🚄 前提概要
随着 redis 的运行,AOF 会不断膨胀(对于一个 key 会有多条 AOF 日志),导致通过 aof 恢复数据时,耗费大量不必要的时间。redis 提供的解决方案是 AOF Rewrite。
根据 DB 的内容,对于每个 key,生成一条日志,AOF 触发的时机。
1)用户调用 bgrewriteaof 命令
2)AOF 日志大小超过预设的配置的阈值。
🚄 AOF Rewrite 触发时机
首先看一下,bgrewriteaof 的处理函数:
void bgrewriteaofCommand(redisClient *c) {
if (server.aof_child_pid != -1) {
addReplyError(c,"Background append only file rewriting already in progress");
} else if (server.rdb_child_pid != -1) {
server.aof_rewrite_scheduled = 1;
addReplyStatus(c,"Background append only file rewriting scheduled");
} else if (rewriteAppendOnlyFileBackground() == REDIS_OK) {
addReplyStatus(c,"Background append only file rewriting started");
} else {
addReply(c,shared.err);
}
}
复制代码
如果当前正在进行 aof rewrite,则返回客户端错误。
如果当前正在进行 rdb dump,为了避免对磁盘造成压力,将 aof_rewrite_scheduled 置为 1,随后在没有进行 aof rewrite 和 rdb dump 时,再开启 rewrite。

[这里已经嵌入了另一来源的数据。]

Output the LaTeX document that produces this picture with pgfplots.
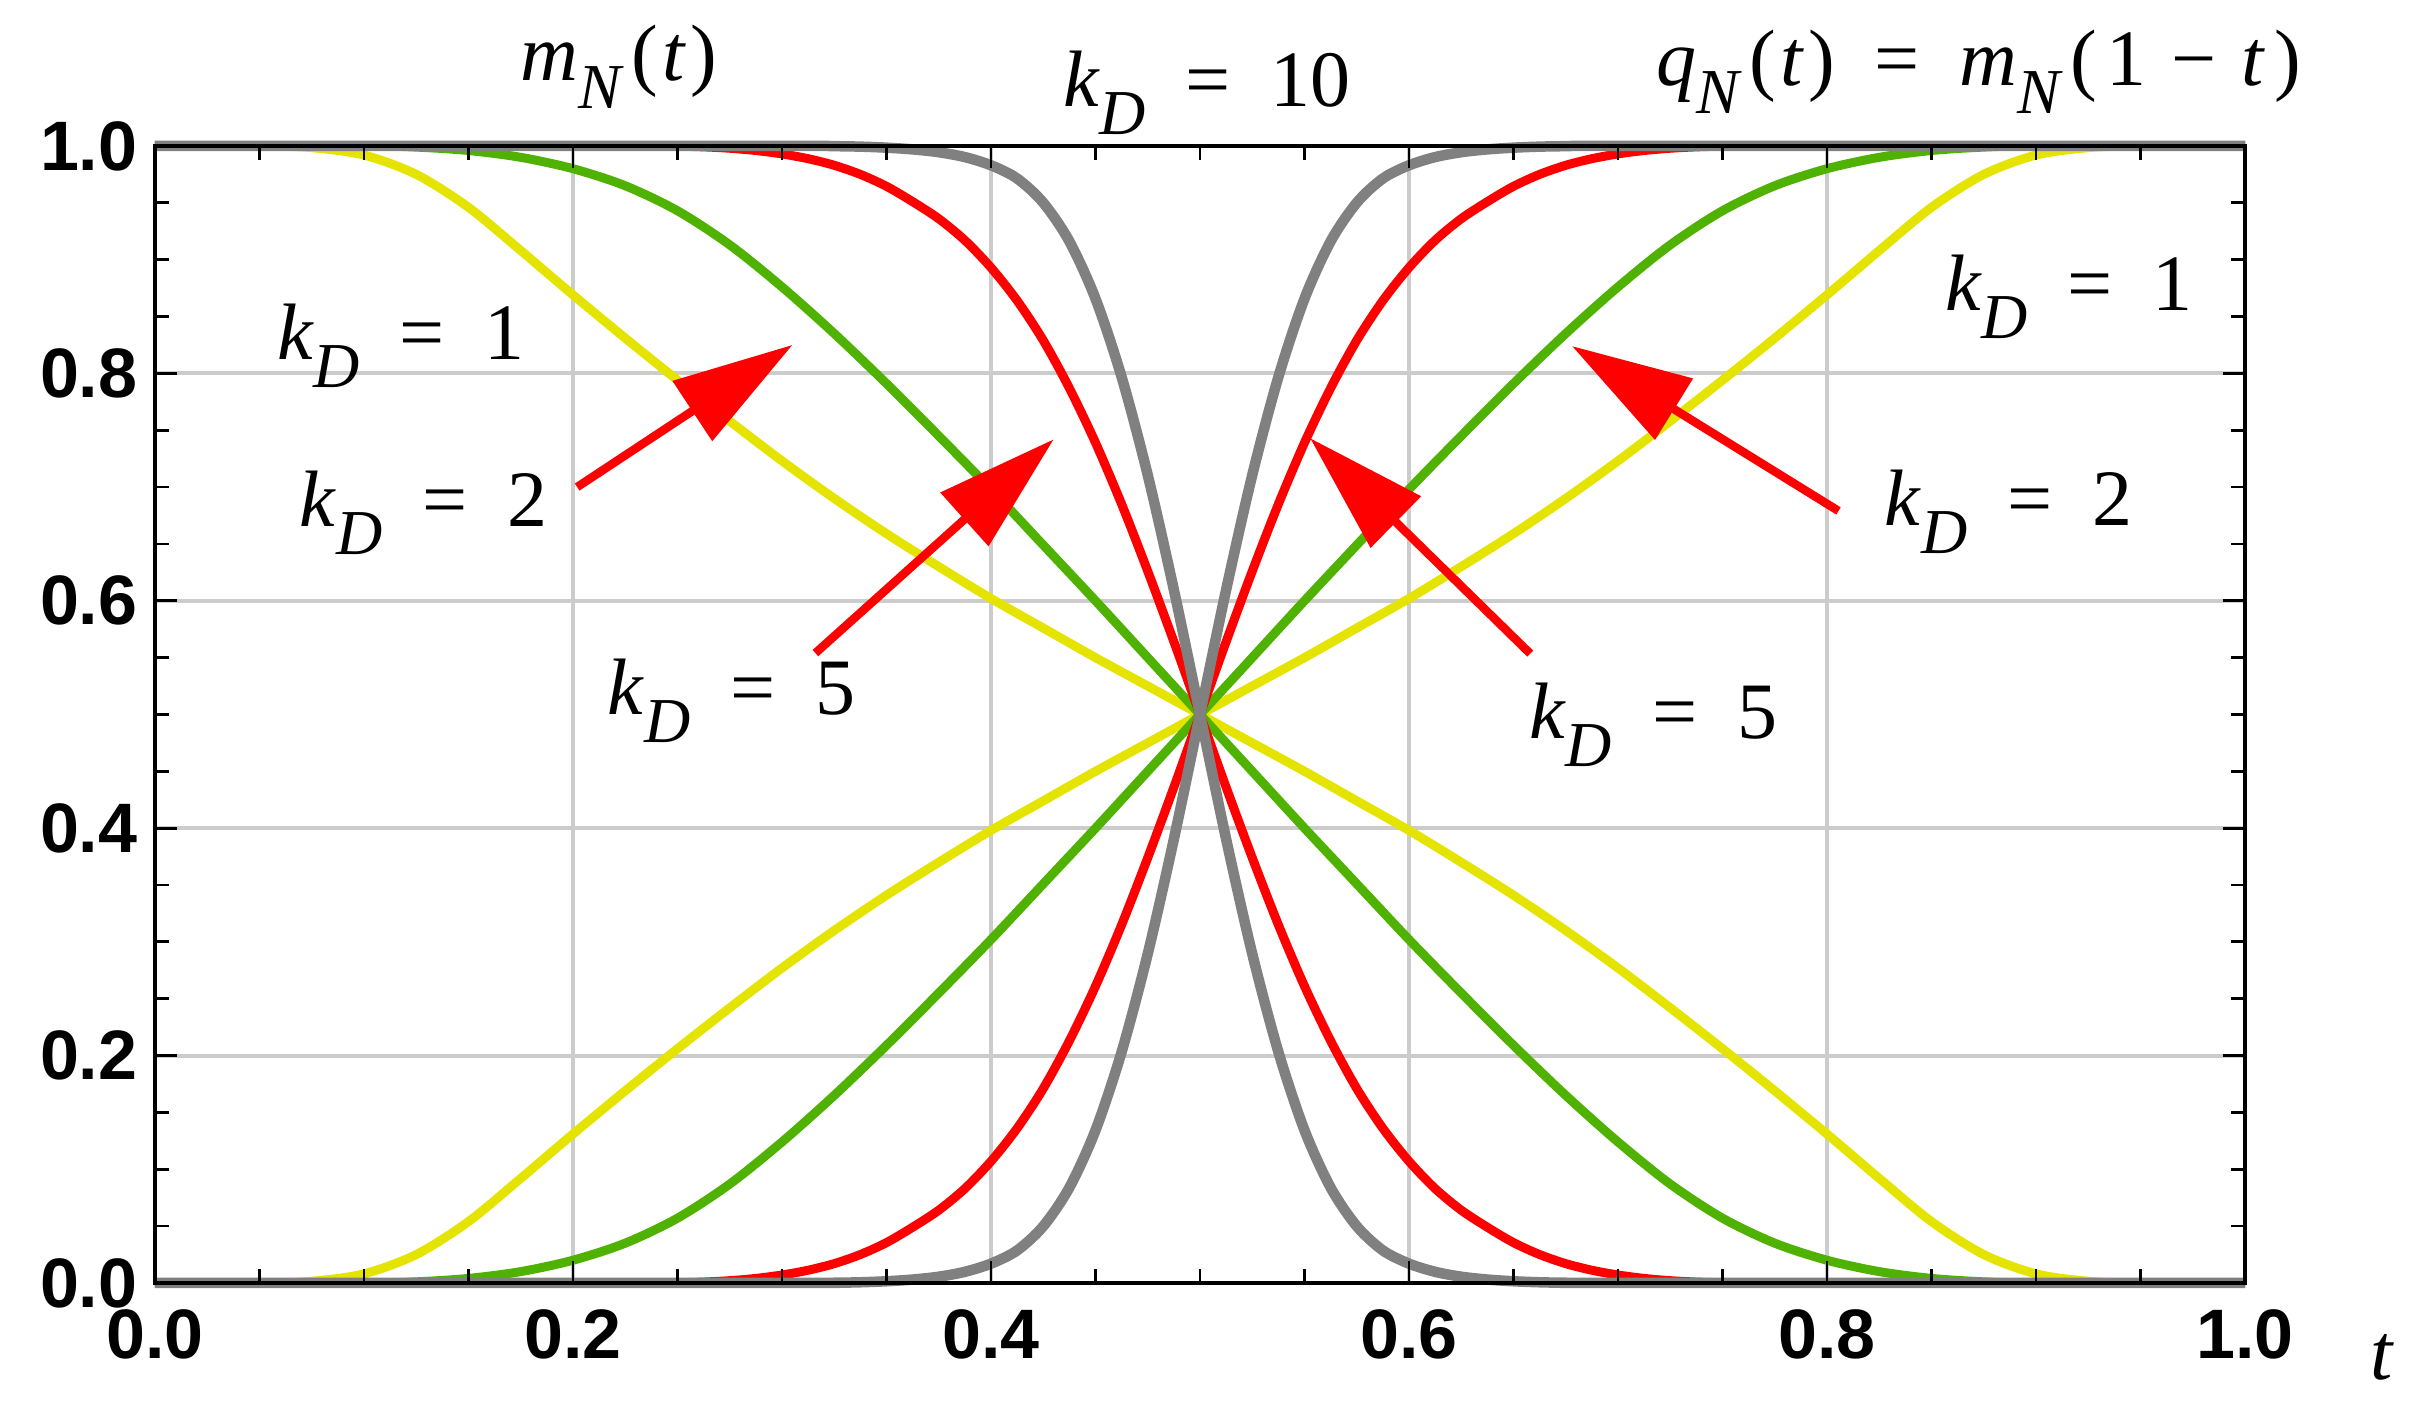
\documentclass[border=0pt]{standalone}
\usepackage{fontspec}
\setmainfont{Liberation Serif}
\newfontfamily\tickfont{Liberation Sans}
\usepackage{pgfplots}
\pgfplotsset{compat=1.18}
\usepackage{pgfplotstable}
\usetikzlibrary{arrows.meta}

\definecolor{cy}{RGB}{228,228,0}
\definecolor{cg}{RGB}{80,178,0}
\definecolor{cr}{RGB}{255,0,0}
\definecolor{ck}{RGB}{128,128,128}
\definecolor{cgrid}{RGB}{204,204,204}

\newcommand{\sub}[1]{\raisebox{-5.6pt}{\fontsize{12.8pt}{13pt}\selectfont\textit{#1}}}
\newcommand{\kD}[1]{\textit{k}\sub{D}\hspace{8pt}=\hspace{8pt}#1}
\newcommand{\fn}[2]{\textit{#1}\sub{N}\kern1.5pt(\kern0.8pt#2\kern0.8pt)}

% k_D = 1
\pgfplotstableread{
t q m
0 0 1
0.05 0 1
0.075 0.0015 0.9985
0.1 0.008 0.992
0.125 0.025 0.975
0.15 0.054 0.946
0.175 0.092 0.908
0.2 0.131 0.869
0.225 0.169 0.831
0.25 0.206 0.794
0.275 0.242 0.758
0.3 0.277 0.723
0.325 0.31 0.69
0.35 0.341 0.659
0.375 0.37 0.63
0.4 0.398 0.602
0.425 0.424 0.576
0.45 0.45 0.55
0.475 0.475 0.525
0.5 0.5 0.5
0.525 0.525 0.475
0.55 0.55 0.45
0.575 0.576 0.424
0.6 0.602 0.398
0.625 0.63 0.37
0.65 0.659 0.341
0.675 0.69 0.31
0.7 0.723 0.277
0.725 0.758 0.242
0.75 0.794 0.206
0.775 0.831 0.169
0.8 0.869 0.131
0.825 0.908 0.092
0.85 0.946 0.054
0.875 0.975 0.025
0.9 0.992 0.008
0.925 0.9985 0.0015
0.95 1 0
1 1 0
}\ytab

% k_D = 2
\pgfplotstableread{
t q m
0 0 1
0.1 0 1
0.125 0.001 0.999
0.15 0.004 0.996
0.175 0.010 0.990
0.2 0.020 0.980
0.225 0.035 0.965
0.25 0.057 0.943
0.275 0.087 0.913
0.3 0.124 0.876
0.325 0.165 0.835
0.35 0.209 0.791
0.375 0.255 0.745
0.4 0.302 0.698
0.425 0.351 0.649
0.45 0.4 0.6
0.475 0.45 0.55
0.5 0.5 0.5
0.525 0.55 0.45
0.55 0.6 0.4
0.575 0.649 0.351
0.6 0.698 0.302
0.625 0.745 0.255
0.65 0.791 0.209
0.675 0.835 0.165
0.7 0.876 0.124
0.725 0.913 0.087
0.75 0.943 0.057
0.775 0.965 0.035
0.8 0.980 0.020
0.825 0.990 0.010
0.85 0.996 0.004
0.875 0.999 0.001
0.9 1 0
1 1 0
}\gtab

% k_D = 5
\pgfplotstableread{
t q m
0 0 1
0.2375 0 1
0.25 0.0002 0.9998
0.2625 0.0008 0.9992
0.275 0.002 0.998
0.2875 0.004 0.996
0.3 0.007 0.993
0.3125 0.0112 0.9888
0.325 0.017 0.983
0.3375 0.025 0.975
0.35 0.0355 0.9645
0.3625 0.049 0.951
0.375 0.064 0.936
0.3875 0.083 0.917
0.4 0.107 0.893
0.4125 0.136 0.864
0.425 0.171 0.829
0.4375 0.213 0.787
0.45 0.261 0.739
0.4625 0.315 0.685
0.475 0.374 0.626
0.4875 0.436 0.564
0.5 0.5 0.5
0.5125 0.564 0.436
0.525 0.626 0.374
0.5375 0.685 0.315
0.55 0.739 0.261
0.5625 0.787 0.213
0.575 0.829 0.171
0.5875 0.864 0.136
0.6 0.893 0.107
0.6125 0.917 0.083
0.625 0.936 0.064
0.6375 0.951 0.049
0.65 0.9645 0.0355
0.6625 0.975 0.025
0.675 0.983 0.017
0.6875 0.9888 0.0112
0.7 0.993 0.007
0.7125 0.996 0.004
0.725 0.998 0.002
0.7375 0.9992 0.0008
0.75 0.9998 0.0002
0.7625 1 0
1 1 0
}\rtab

% k_D = 10
\pgfplotstableread{
t q m
0 0 1
0.3 0 1
0.325 0.0002 0.9998
0.3375 0.0006 0.9994
0.35 0.0015 0.9985
0.3625 0.003 0.997
0.375 0.0055 0.9945
0.3875 0.0098 0.9902
0.4 0.017 0.983
0.4125 0.0286 0.9714
0.425 0.0499 0.9501
0.4375 0.0839 0.9161
0.45 0.1343 0.8657
0.4625 0.2032 0.7968
0.475 0.2895 0.7105
0.4875 0.3904 0.6096
0.5 0.5 0.5
0.5125 0.6096 0.3904
0.525 0.7105 0.2895
0.5375 0.7968 0.2032
0.55 0.8657 0.1343
0.5625 0.9161 0.0839
0.575 0.9501 0.0499
0.5875 0.9714 0.0286
0.6 0.983 0.017
0.6125 0.9902 0.0098
0.625 0.9945 0.0055
0.6375 0.997 0.003
0.65 0.9985 0.0015
0.6625 0.9994 0.0006
0.675 0.9998 0.0002
0.7 1 0
1 1 0
}\ktab

\begin{document}
\begin{tikzpicture}
\useasboundingbox (-31pt,-25.8pt) rectangle (452pt,256.6pt);
\begin{axis}[
  at={(0,0)}, anchor=south west,
  scale only axis, width=418pt, height=227.4pt,
  xmin=0, xmax=1, ymin=0, ymax=1,
  clip=false, axis on top,
  xtick={0,0.2,0.4,0.6,0.8,1},
  ytick={0,0.2,0.4,0.6,0.8,1},
  xticklabels={0.0,0.2,0.4,0.6,0.8,1.0},
  yticklabels={0.0,0.2,0.4,0.6,0.8,1.0},
  minor x tick num=3, minor y tick num=3,
  tick align=inside,
  major tick length=4.4pt, minor tick length=2.8pt,
  tick style={black, line width=0.55pt},
  axis line style={black, line width=0.8pt},
  tick label style={font=\tickfont\bfseries\fontsize{14pt}{14pt}\selectfont},
  xticklabel style={yshift=-1.8pt},
]
\pgfplotsinvokeforeach{0.2,0.4,0.6,0.8}{
  \draw[cgrid, line width=0.8pt] (axis cs:#1,0) -- (axis cs:#1,1);
  \draw[cgrid, line width=0.8pt] (axis cs:0,#1) -- (axis cs:1,#1);
}
\addplot[cy, line width=1.8pt, smooth, line join=round] table[x=t, y=m] {\ytab};
\addplot[cy, line width=1.8pt, smooth, line join=round] table[x=t, y=q] {\ytab};
\addplot[cg, line width=1.8pt, smooth, line join=round] table[x=t, y=m] {\gtab};
\addplot[cg, line width=1.8pt, smooth, line join=round] table[x=t, y=q] {\gtab};
\addplot[cr, line width=1.8pt, smooth, line join=round] table[x=t, y=m] {\rtab};
\addplot[cr, line width=1.8pt, smooth, line join=round] table[x=t, y=q] {\rtab};
\addplot[ck, line width=2.1pt, smooth, line join=round] table[x=t, y=m] {\ktab};
\addplot[ck, line width=2.1pt, smooth, line join=round] table[x=t, y=q] {\ktab};

\draw[cr, line width=1.7pt, -{Triangle[length=24pt,width=14pt]}] (axis cs:0.202,0.700) -- (axis cs:0.305,0.825);
\draw[cr, line width=1.7pt, -{Triangle[length=24pt,width=14pt]}] (axis cs:0.316,0.554) -- (axis cs:0.430,0.742);
\draw[cr, line width=1.7pt, -{Triangle[length=24pt,width=14pt]}] (axis cs:0.8055,0.679) -- (axis cs:0.678,0.824);
\draw[cr, line width=1.7pt, -{Triangle[length=24pt,width=14pt]}] (axis cs:0.658,0.5535) -- (axis cs:0.5527,0.743);

\begin{scope}[every node/.style={inner sep=0pt, anchor=base west, font=\fontsize{16pt}{18pt}\selectfont}]
\node at (axis cs:0.0579,0.8118) {\kD{1}};
\node at (axis cs:0.0689,0.665) {\kD{2}};
\node at (axis cs:0.216,0.50) {\kD{5}};
\node at (axis cs:0.856,0.855) {\kD{1}};
\node at (axis cs:0.827,0.666) {\kD{2}};
\node at (axis cs:0.657,0.479) {\kD{5}};
\node at (axis cs:0.434,1.035) {\kD{10}};
\node at (axis cs:0.1746,1.058) {\fn{m}{\textit{t}}};
\node at (axis cs:0.718,1.0536) {\fn{q}{\textit{t}}\hspace{8pt}=\hspace{8pt}\textit{m}\sub{N}\kern1.5pt(\kern1.8pt1\kern5pt−\kern5pt\textit{t}\kern1.8pt)};
\node at (axis cs:1.0598,-0.0853) {\textit{t}};
\end{scope}
\end{axis}
\end{tikzpicture}
\end{document}
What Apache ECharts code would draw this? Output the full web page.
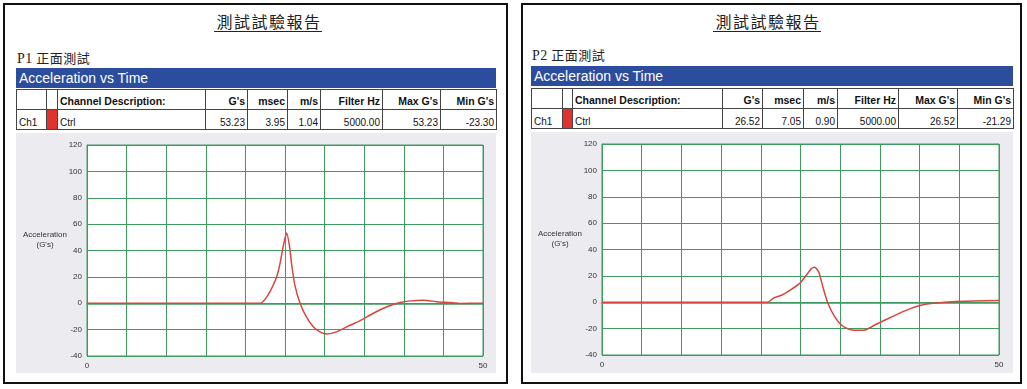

如果当前没有 aof rewrite 和 rdb dump 在进行,则调用 rewriteAppendOnlyFileBackground 进行 aof rewrite。
异常情况,直接返回错误。
下面,看一下 serverCron 中是如何触发 aof rewrite 的。
第一个触发点是,避免与 rdb dump 冲突,延迟触发 rewrite。
/* Start a scheduled AOF rewrite if this was requested by the user while
* a BGSAVE was in progress. */
if (server.rdb_child_pid == -1 && server.aof_child_pid == -1 &&
server.aof_rewrite_scheduled){
rewriteAppendOnlyFileBackground();
}
复制代码
需要确认当前没有 aof rewrite 和 rdb dump 在进行(-1),并且设置了 aof_rewrite_scheduled,调用 rewirteAppendOnlyFileBackground 进行 aof rewrite。
第二个触发位置是 aof 文件的大小超过预定的百分比。
/* Trigger an AOF rewrite if needed */
if (server.rdb_child_pid == -1 &&
server.aof_child_pid == -1 &&
server.aof_rewrite_perc &&
server.aof_current_size > server.aof_rewrite_min_size){
long long base = server.aof_rewrite_base_size ?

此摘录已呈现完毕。